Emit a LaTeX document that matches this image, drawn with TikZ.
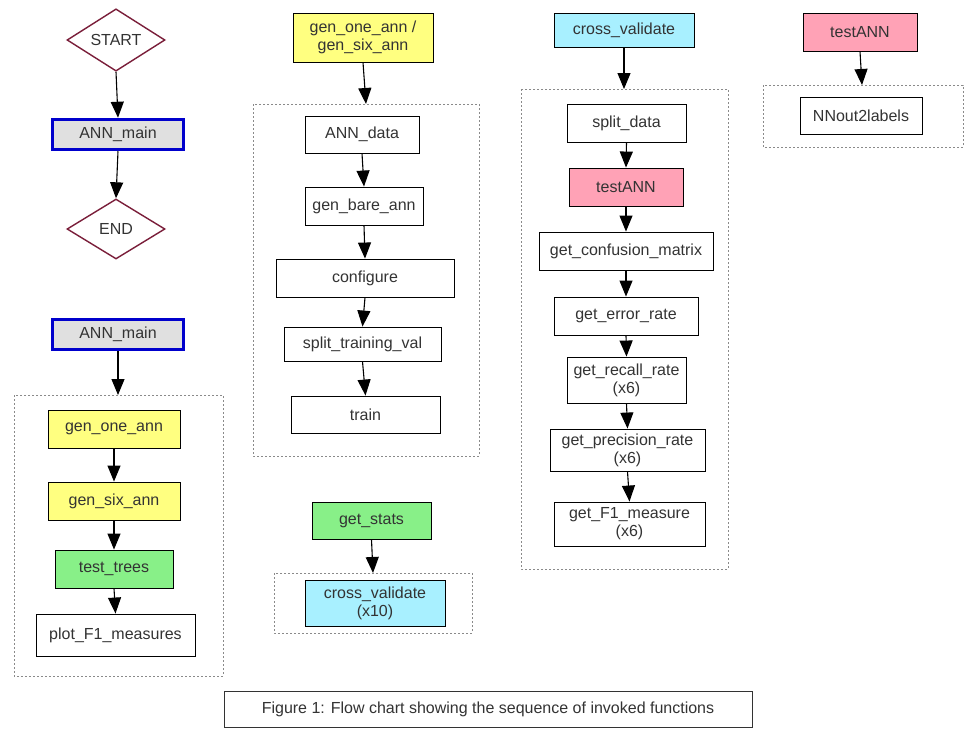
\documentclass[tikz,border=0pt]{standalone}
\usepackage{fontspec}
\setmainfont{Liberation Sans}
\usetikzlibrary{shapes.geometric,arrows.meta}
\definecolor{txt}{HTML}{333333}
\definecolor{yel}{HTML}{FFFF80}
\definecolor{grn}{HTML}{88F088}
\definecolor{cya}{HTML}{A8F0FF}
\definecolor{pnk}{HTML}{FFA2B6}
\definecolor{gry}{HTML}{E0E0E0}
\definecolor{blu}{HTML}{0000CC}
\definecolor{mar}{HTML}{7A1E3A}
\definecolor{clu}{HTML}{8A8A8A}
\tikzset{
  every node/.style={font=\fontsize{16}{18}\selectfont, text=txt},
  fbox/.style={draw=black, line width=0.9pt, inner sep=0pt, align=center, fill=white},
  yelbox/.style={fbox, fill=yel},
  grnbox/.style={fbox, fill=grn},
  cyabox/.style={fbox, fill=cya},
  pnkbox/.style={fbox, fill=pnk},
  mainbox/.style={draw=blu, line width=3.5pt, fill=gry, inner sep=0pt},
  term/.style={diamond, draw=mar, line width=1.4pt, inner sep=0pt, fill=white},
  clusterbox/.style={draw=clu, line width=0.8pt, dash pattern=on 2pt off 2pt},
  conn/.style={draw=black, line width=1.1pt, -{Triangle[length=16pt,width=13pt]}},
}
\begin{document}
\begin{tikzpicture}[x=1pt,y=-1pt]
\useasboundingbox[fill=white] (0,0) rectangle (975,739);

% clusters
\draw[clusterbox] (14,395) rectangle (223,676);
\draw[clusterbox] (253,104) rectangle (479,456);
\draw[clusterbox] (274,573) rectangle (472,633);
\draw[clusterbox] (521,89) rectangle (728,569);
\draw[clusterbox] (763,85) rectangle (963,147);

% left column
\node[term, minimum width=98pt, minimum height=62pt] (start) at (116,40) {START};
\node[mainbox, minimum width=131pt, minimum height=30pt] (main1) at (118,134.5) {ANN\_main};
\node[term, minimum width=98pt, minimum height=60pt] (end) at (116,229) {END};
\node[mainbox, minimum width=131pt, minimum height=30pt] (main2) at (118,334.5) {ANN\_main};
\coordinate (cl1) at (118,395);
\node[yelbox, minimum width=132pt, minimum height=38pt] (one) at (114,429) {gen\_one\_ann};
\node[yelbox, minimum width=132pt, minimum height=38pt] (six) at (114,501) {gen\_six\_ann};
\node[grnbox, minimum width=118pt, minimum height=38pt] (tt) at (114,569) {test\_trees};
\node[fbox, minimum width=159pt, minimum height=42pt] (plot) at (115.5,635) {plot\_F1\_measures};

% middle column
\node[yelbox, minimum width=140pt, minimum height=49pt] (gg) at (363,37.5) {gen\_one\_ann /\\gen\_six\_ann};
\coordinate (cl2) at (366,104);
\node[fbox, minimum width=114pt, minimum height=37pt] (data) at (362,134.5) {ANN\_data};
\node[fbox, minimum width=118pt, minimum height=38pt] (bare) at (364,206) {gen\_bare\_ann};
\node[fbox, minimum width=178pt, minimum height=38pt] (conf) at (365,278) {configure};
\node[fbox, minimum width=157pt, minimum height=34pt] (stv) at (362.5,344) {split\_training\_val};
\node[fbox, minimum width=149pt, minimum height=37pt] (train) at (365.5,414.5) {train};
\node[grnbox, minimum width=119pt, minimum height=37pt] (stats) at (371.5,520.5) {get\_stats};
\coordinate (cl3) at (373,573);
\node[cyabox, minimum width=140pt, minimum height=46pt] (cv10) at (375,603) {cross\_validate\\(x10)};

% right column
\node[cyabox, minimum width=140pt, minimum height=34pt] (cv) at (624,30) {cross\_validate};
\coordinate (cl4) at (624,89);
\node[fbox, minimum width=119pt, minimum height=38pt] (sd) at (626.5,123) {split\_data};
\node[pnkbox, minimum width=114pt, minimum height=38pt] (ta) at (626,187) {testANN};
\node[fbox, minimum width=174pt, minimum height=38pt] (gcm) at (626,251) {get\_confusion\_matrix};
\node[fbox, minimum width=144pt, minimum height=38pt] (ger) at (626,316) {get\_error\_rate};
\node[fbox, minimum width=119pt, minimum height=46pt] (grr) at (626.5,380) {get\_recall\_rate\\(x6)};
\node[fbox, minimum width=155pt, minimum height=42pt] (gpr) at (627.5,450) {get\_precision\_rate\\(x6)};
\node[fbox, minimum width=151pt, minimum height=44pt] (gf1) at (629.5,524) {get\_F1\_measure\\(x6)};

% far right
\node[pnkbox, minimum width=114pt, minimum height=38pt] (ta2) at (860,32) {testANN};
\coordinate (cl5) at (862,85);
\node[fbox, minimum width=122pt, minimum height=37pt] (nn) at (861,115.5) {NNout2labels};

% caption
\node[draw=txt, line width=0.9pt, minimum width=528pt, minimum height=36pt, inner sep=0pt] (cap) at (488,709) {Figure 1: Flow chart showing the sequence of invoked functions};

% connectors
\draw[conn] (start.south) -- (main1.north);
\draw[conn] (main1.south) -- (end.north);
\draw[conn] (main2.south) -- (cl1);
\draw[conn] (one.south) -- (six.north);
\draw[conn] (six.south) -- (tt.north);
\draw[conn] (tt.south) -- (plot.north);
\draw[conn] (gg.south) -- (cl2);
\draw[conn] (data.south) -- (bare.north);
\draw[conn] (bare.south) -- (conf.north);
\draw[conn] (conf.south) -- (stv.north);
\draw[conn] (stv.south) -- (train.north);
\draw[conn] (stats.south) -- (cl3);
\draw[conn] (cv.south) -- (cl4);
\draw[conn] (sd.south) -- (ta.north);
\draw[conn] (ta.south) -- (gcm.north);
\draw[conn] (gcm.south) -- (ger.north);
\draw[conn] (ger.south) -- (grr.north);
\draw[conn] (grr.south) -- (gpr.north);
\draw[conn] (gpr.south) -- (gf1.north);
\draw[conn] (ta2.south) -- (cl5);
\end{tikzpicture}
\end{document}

___

**Task**
All of the data above should be quoted exactly, except for the pictures.

**Finished exercise**
Emit a LaTeX document that matches this image, drawn with TikZ.
\documentclass[tikz,border=0pt]{standalone}
\usepackage{fontspec}
\setmainfont{Liberation Sans}
\usetikzlibrary{shapes.geometric,arrows.meta}
\definecolor{txt}{HTML}{333333}
\definecolor{yel}{HTML}{FFFF80}
\definecolor{grn}{HTML}{88F088}
\definecolor{cya}{HTML}{A8F0FF}
\definecolor{pnk}{HTML}{FFA2B6}
\definecolor{gry}{HTML}{E0E0E0}
\definecolor{blu}{HTML}{0000CC}
\definecolor{mar}{HTML}{7A1E3A}
\definecolor{clu}{HTML}{8A8A8A}
\tikzset{
  every node/.style={font=\fontsize{16}{18}\selectfont, text=txt},
  fbox/.style={draw=black, line width=0.9pt, inner sep=0pt, align=center, fill=white},
  yelbox/.style={fbox, fill=yel},
  grnbox/.style={fbox, fill=grn},
  cyabox/.style={fbox, fill=cya},
  pnkbox/.style={fbox, fill=pnk},
  mainbox/.style={draw=blu, line width=3.5pt, fill=gry, inner sep=0pt},
  term/.style={diamond, draw=mar, line width=1.4pt, inner sep=0pt, fill=white},
  clusterbox/.style={draw=clu, line width=0.8pt, dash pattern=on 2pt off 2pt},
  conn/.style={draw=black, line width=1.1pt, -{Triangle[length=16pt,width=13pt]}},
}
\begin{document}
\begin{tikzpicture}[x=1pt,y=-1pt]
\useasboundingbox[fill=white] (0,0) rectangle (975,739);

% clusters
\draw[clusterbox] (14,395) rectangle (223,676);
\draw[clusterbox] (253,104) rectangle (479,456);
\draw[clusterbox] (274,573) rectangle (472,633);
\draw[clusterbox] (521,89) rectangle (728,569);
\draw[clusterbox] (763,85) rectangle (963,147);

% left column
\node[term, minimum width=98pt, minimum height=62pt] (start) at (116,40) {START};
\node[mainbox, minimum width=131pt, minimum height=30pt] (main1) at (118,134.5) {ANN\_main};
\node[term, minimum width=98pt, minimum height=60pt] (end) at (116,229) {END};
\node[mainbox, minimum width=131pt, minimum height=30pt] (main2) at (118,334.5) {ANN\_main};
\coordinate (cl1) at (118,395);
\node[yelbox, minimum width=132pt, minimum height=38pt] (one) at (114,429) {gen\_one\_ann};
\node[yelbox, minimum width=132pt, minimum height=38pt] (six) at (114,501) {gen\_six\_ann};
\node[grnbox, minimum width=118pt, minimum height=38pt] (tt) at (114,569) {test\_trees};
\node[fbox, minimum width=159pt, minimum height=42pt] (plot) at (115.5,635) {plot\_F1\_measures};

% middle column
\node[yelbox, minimum width=140pt, minimum height=49pt] (gg) at (363,37.5) {gen\_one\_ann /\\gen\_six\_ann};
\coordinate (cl2) at (366,104);
\node[fbox, minimum width=114pt, minimum height=37pt] (data) at (362,134.5) {ANN\_data};
\node[fbox, minimum width=118pt, minimum height=38pt] (bare) at (364,206) {gen\_bare\_ann};
\node[fbox, minimum width=178pt, minimum height=38pt] (conf) at (365,278) {configure};
\node[fbox, minimum width=157pt, minimum height=34pt] (stv) at (362.5,344) {split\_training\_val};
\node[fbox, minimum width=149pt, minimum height=37pt] (train) at (365.5,414.5) {train};
\node[grnbox, minimum width=119pt, minimum height=37pt] (stats) at (371.5,520.5) {get\_stats};
\coordinate (cl3) at (373,573);
\node[cyabox, minimum width=140pt, minimum height=46pt] (cv10) at (375,603) {cross\_validate\\(x10)};

% right column
\node[cyabox, minimum width=140pt, minimum height=34pt] (cv) at (624,30) {cross\_validate};
\coordinate (cl4) at (624,89);
\node[fbox, minimum width=119pt, minimum height=38pt] (sd) at (626.5,123) {split\_data};
\node[pnkbox, minimum width=114pt, minimum height=38pt] (ta) at (626,187) {testANN};
\node[fbox, minimum width=174pt, minimum height=38pt] (gcm) at (626,251) {get\_confusion\_matrix};
\node[fbox, minimum width=144pt, minimum height=38pt] (ger) at (626,316) {get\_error\_rate};
\node[fbox, minimum width=119pt, minimum height=46pt] (grr) at (626.5,380) {get\_recall\_rate\\(x6)};
\node[fbox, minimum width=155pt, minimum height=42pt] (gpr) at (627.5,450) {get\_precision\_rate\\(x6)};
\node[fbox, minimum width=151pt, minimum height=44pt] (gf1) at (629.5,524) {get\_F1\_measure\\(x6)};

% far right
\node[pnkbox, minimum width=114pt, minimum height=38pt] (ta2) at (860,32) {testANN};
\coordinate (cl5) at (862,85);
\node[fbox, minimum width=122pt, minimum height=37pt] (nn) at (861,115.5) {NNout2labels};

% caption
\node[draw=txt, line width=0.9pt, minimum width=528pt, minimum height=36pt, inner sep=0pt] (cap) at (488,709) {Figure 1: Flow chart showing the sequence of invoked functions};

% connectors
\draw[conn] (start.south) -- (main1.north);
\draw[conn] (main1.south) -- (end.north);
\draw[conn] (main2.south) -- (cl1);
\draw[conn] (one.south) -- (six.north);
\draw[conn] (six.south) -- (tt.north);
\draw[conn] (tt.south) -- (plot.north);
\draw[conn] (gg.south) -- (cl2);
\draw[conn] (data.south) -- (bare.north);
\draw[conn] (bare.south) -- (conf.north);
\draw[conn] (conf.south) -- (stv.north);
\draw[conn] (stv.south) -- (train.north);
\draw[conn] (stats.south) -- (cl3);
\draw[conn] (cv.south) -- (cl4);
\draw[conn] (sd.south) -- (ta.north);
\draw[conn] (ta.south) -- (gcm.north);
\draw[conn] (gcm.south) -- (ger.north);
\draw[conn] (ger.south) -- (grr.north);
\draw[conn] (grr.south) -- (gpr.north);
\draw[conn] (gpr.south) -- (gf1.north);
\draw[conn] (ta2.south) -- (cl5);
\end{tikzpicture}
\end{document}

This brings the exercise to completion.